Hyundai Motor Co. has launched production of a hydrogen fuel cell-powered crossover vehicle, with the intent of building and leasing 1,000 of them by the end of 2015.
Known as the Tucson Fuel Cell vehicle, it will offer zero-emission performance and 300 miles of range between refuels. Production will take place on the same assembly line where the conventionally powered Hyundai Tucson is produced. “It’s not a test and it’s not a science project,” Hyundai spokesman Jim Trainor told Design News. “This is reality.”
The fuel cell vehicle, essentially identical to the Hyundai ix35 that debuted in Europe earlier this year, will hit showrooms in February and will lease for $499 a month. It will be powered by a proton exchange membrane, a 100kW induction motor, and a lithium-polymer battery rated at 0.95kWh.
Click on the Hyundai Tucson Fuel Cell vehicle below to start the slideshow.
The Tucson Fuel Cell vehicle will hit California showrooms beginning in February. The vehicle will be leased in the Los Angeles/Orange County area for $499 a month for 36 months and $2,999 down.
(Source: Hyundai Motor Co.)
In a press release, Hyundai explained that it considers a fuel cell vehicle a more viable option than a battery-electric vehicle. “But for most consumers, range anxiety and lengthy recharging times remain formidable obstacles to using (BEVs) in their daily lives,” the release stated. “In addition, affordable electric vehicle technology is best suited to smaller urban vehicles, not larger family and utility vehicles that many families require to meet all of their needs. Because of the inherent weight and cost of batteries, and the chemistry and physics that drive slow recharge times, today’s electric vehicles have practical limits for many consumers.”
Hyundai said the Tucson Fuel Cell will be capable of refueling in under 10 minutes and will offer instantaneous electric motor torque of 221 lb-ft. The company added that it logged 10 million test miles on its fuel cells since 2000.

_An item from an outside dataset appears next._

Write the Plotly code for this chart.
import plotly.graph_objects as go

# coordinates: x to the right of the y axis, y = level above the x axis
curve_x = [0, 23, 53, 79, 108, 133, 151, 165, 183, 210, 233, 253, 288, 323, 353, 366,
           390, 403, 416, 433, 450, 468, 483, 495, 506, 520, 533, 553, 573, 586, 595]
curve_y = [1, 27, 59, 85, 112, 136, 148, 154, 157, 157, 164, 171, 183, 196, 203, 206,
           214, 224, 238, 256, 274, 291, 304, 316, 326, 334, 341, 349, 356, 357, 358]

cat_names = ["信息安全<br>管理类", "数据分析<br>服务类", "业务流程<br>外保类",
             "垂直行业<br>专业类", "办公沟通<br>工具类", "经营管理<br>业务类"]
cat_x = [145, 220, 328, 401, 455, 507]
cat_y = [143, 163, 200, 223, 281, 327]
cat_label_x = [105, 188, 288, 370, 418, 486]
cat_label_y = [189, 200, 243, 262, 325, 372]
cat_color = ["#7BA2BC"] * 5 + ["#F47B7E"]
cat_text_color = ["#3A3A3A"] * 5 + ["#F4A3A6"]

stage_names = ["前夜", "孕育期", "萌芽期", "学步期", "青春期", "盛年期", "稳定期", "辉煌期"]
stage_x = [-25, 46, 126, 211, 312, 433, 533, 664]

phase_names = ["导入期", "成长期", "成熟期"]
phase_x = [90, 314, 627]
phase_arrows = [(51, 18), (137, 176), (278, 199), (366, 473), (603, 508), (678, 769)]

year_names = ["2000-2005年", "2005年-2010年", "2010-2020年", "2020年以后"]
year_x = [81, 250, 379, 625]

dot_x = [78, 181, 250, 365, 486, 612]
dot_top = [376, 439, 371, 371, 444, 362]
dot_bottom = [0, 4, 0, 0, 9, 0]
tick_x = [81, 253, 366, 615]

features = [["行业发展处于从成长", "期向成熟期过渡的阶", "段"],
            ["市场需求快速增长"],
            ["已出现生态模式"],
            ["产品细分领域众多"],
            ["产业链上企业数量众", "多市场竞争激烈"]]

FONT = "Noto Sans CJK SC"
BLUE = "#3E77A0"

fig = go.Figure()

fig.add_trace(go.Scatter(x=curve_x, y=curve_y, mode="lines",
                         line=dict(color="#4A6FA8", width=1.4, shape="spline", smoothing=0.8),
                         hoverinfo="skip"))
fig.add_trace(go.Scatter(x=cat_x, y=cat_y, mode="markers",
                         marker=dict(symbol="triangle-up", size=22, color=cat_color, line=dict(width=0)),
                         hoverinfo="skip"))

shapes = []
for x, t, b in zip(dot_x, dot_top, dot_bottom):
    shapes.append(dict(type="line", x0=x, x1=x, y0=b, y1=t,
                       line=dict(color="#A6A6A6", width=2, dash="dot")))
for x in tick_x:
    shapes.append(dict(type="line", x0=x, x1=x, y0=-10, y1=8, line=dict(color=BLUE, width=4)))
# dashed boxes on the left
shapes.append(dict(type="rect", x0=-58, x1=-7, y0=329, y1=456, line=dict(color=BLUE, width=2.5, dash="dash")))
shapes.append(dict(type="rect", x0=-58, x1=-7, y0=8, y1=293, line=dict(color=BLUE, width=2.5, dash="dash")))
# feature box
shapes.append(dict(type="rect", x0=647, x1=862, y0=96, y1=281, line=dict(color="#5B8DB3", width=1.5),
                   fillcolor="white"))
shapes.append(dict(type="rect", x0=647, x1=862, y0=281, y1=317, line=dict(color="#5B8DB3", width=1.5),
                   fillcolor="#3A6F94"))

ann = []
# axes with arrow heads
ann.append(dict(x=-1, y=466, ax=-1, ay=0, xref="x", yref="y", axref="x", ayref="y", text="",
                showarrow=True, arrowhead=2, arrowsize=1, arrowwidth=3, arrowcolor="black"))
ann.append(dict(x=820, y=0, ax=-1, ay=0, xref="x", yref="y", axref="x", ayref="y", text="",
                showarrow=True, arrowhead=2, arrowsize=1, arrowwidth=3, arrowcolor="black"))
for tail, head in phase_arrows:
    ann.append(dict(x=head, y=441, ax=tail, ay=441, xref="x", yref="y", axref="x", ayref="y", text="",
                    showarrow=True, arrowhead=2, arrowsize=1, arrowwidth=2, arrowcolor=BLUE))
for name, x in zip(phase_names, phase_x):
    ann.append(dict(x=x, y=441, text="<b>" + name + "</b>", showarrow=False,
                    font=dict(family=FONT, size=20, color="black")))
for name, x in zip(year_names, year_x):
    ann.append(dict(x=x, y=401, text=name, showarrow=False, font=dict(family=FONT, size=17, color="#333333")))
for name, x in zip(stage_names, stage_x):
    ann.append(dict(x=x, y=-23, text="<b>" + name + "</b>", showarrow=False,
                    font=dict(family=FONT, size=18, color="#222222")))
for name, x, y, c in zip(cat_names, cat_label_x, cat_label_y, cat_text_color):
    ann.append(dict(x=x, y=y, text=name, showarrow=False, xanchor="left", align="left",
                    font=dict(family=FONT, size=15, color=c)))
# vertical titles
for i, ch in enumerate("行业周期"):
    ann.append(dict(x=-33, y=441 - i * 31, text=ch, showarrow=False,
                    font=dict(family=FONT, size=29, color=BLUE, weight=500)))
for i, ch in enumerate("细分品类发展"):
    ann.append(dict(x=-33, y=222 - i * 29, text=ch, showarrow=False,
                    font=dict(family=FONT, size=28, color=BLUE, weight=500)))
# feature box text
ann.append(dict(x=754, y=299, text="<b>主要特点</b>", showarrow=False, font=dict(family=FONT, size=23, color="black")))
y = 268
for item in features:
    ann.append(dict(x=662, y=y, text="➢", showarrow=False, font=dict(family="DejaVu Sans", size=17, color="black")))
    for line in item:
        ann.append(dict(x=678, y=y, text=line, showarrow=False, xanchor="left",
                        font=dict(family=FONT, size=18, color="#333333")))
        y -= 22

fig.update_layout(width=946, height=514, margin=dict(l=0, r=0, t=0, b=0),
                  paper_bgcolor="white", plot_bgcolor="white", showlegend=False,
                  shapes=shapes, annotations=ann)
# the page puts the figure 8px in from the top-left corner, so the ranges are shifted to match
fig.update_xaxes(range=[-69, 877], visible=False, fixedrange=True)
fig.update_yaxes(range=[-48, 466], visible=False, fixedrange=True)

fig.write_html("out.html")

Leases of the Tucson Fuel Cell will be limited to California, in part because the Los Angeles area has nine hydrogen refueling stations. Hydrogen refueling stations are extremely scarce around the rest of the country. To make it easier for the car’s lessees, Hyundai said it would provide unlimited free refuels for two years.

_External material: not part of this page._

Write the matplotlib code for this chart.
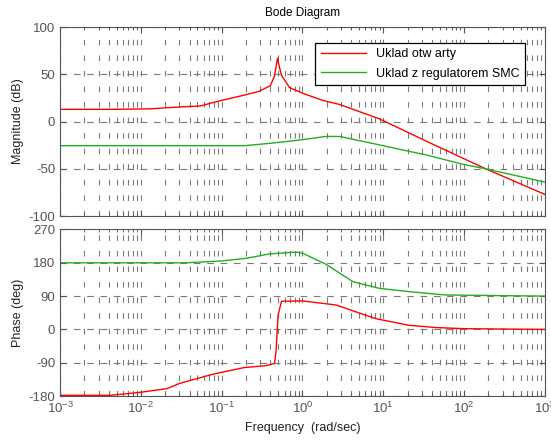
import numpy as np
import matplotlib
matplotlib.use('Agg')
import matplotlib.pyplot as plt
from matplotlib.ticker import LogLocator

plt.rcParams['font.family'] = ['Liberation Sans', 'DejaVu Sans']
plt.rcParams['font.size'] = 9
plt.rcParams['axes.unicode_minus'] = False

# Magnitude, open loop (red)
w_mag_open = [1e-3, 0.005, 0.013, 0.03, 0.054, 0.095, 0.19, 0.29, 0.40, 0.45, 0.49,
              0.52, 0.55, 0.69, 1.0, 1.77, 2.9, 8.9, 40, 186, 1000]
mag_open = [13, 13, 13.5, 15.5, 16.5, 22, 28, 32, 38, 48, 67,
            57, 49, 36, 30, 22.5, 18, 3, -23.5, -50, -77]

# Magnitude, with SMC controller (green)
w_mag_smc = [1e-3, 0.19, 0.39, 0.83, 1.95, 2.9, 8.9, 37, 95, 186, 1000]
mag_smc = [-25.5, -25.5, -23, -20, -15.7, -15.7, -24.6, -36, -45, -50, -64]

# Phase, open loop (red)
w_ph_open = [1e-3, 0.0042, 0.0098, 0.021, 0.03, 0.078, 0.19, 0.35, 0.45, 0.47,
             0.50, 0.55, 1.0, 2.6, 8.1, 21, 45, 100, 1000]
ph_open = [-178, -178, -170, -160, -146, -121, -103, -98, -92, -60,
           40, 76, 77, 66, 29, 11, 5, 2, 0]

# Phase, with SMC controller (green)
w_ph_smc = [1e-3, 0.036, 0.1, 0.2, 0.39, 0.83, 1.0, 1.95, 4.2, 8.9, 21, 59, 1000]
ph_smc = [180, 180, 185, 192, 204, 209, 206, 176, 129, 111, 102, 93, 90]

labels = ['Uklad otw arty', 'Uklad z regulatorem SMC']
red = '#ff0000'
green = '#1fb01f'
grid_c = '#7a7a7a'
tick_c = '#555555'

fig = plt.figure(figsize=(5.51, 4.43), dpi=100)
ax1 = fig.add_axes([0.109, 0.512, 0.880, 0.427])
ax2 = fig.add_axes([0.109, 0.106, 0.880, 0.376])

ax1.semilogx(w_mag_open, mag_open, color=red, lw=1.0, label=labels[0])
ax1.semilogx(w_mag_smc, mag_smc, color=green, lw=1.0, label=labels[1])
ax2.semilogx(w_ph_open, ph_open, color=red, lw=1.0)
ax2.semilogx(w_ph_smc, ph_smc, color=green, lw=1.0)

ax1.set_ylim(-100, 100)
ax1.set_yticks([-100, -50, 0, 50, 100])
ax2.set_ylim(-180, 270)
ax2.set_yticks([-180, -90, 0, 90, 180, 270])

for ax in (ax1, ax2):
    ax.set_xlim(1e-3, 1e3)
    ax.xaxis.set_major_locator(LogLocator(base=10, numticks=10))
    ax.xaxis.set_minor_locator(LogLocator(base=10, subs=np.arange(2, 10), numticks=10))
    ax.grid(True, which='major', axis='y', color=grid_c, lw=0.8, linestyle=(0, (6, 6)))
    ax.grid(True, which='both', axis='x', color=grid_c, lw=0.8, linestyle=(0, (5, 9)))
    ax.tick_params(which='both', direction='in', top=True, right=True,
                   colors=tick_c, labelcolor=tick_c, labelsize=9.5)
    ax.tick_params(which='major', length=4)
    ax.tick_params(which='minor', length=2)
    for s in ax.spines.values():
        s.set_color('#555555')
        s.set_linewidth(0.8)

ax1.tick_params(labelbottom=False)
ax1.set_ylabel('Magnitude (dB)', color='#222222', fontsize=9)
ax2.set_ylabel('Phase (deg)', color='#222222', fontsize=9)
ax2.set_xlabel('Frequency  (rad/sec)', color='#222222', fontsize=9)
ax1.yaxis.set_label_coords(-0.075, 0.5)
ax2.yaxis.set_label_coords(-0.075, 0.5)

fig.text(0.55, 0.970, 'Bode Diagram', ha='center', va='center', fontsize=8.5)

leg = ax1.legend(loc='upper right', bbox_to_anchor=(0.972, 0.95), frameon=True,
                 fancybox=False, edgecolor='black', framealpha=1, fontsize=9,
                 handlelength=3.6, borderpad=0.45, labelspacing=0.6)
leg.get_frame().set_linewidth(0.9)

fig.savefig('out.png', dpi=100)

Major automakers have been testing fuel cell technology since 1966, when General Motors (GM) built the Electrovan. Since that time, automakers including GM, Honda, Toyota, Daimler, and Hyundai have built hydrogen-powered vehicles. GM has publicized the HydroGen1 (2001), AUTOnomy (2002), Hy-Wire (2003), Chevy Sequel (2005), and the Chevy Equinox concept vehicle (2007). Honda marketed the FCX fuel cell vehicle in 2002, and then rolled out the FCX Clarity, a low-volume production fuel cell car, in 2008 and 2011. Toyota plans to sell a hydrogen-powered car in 2015.
Up to now, hydrogen fuel cell cars have been held back by lack of infrastructure and high cost. By building the new car on the same production line as its conventionally powered counterpart, Hyundai hopes to make a small dent in the cost part of the equation. “Would we like to bring costs down? Yes, we would,” Trainor said, in response to a Design News question. “Building it on an assembly line is one way to help keep those costs down.”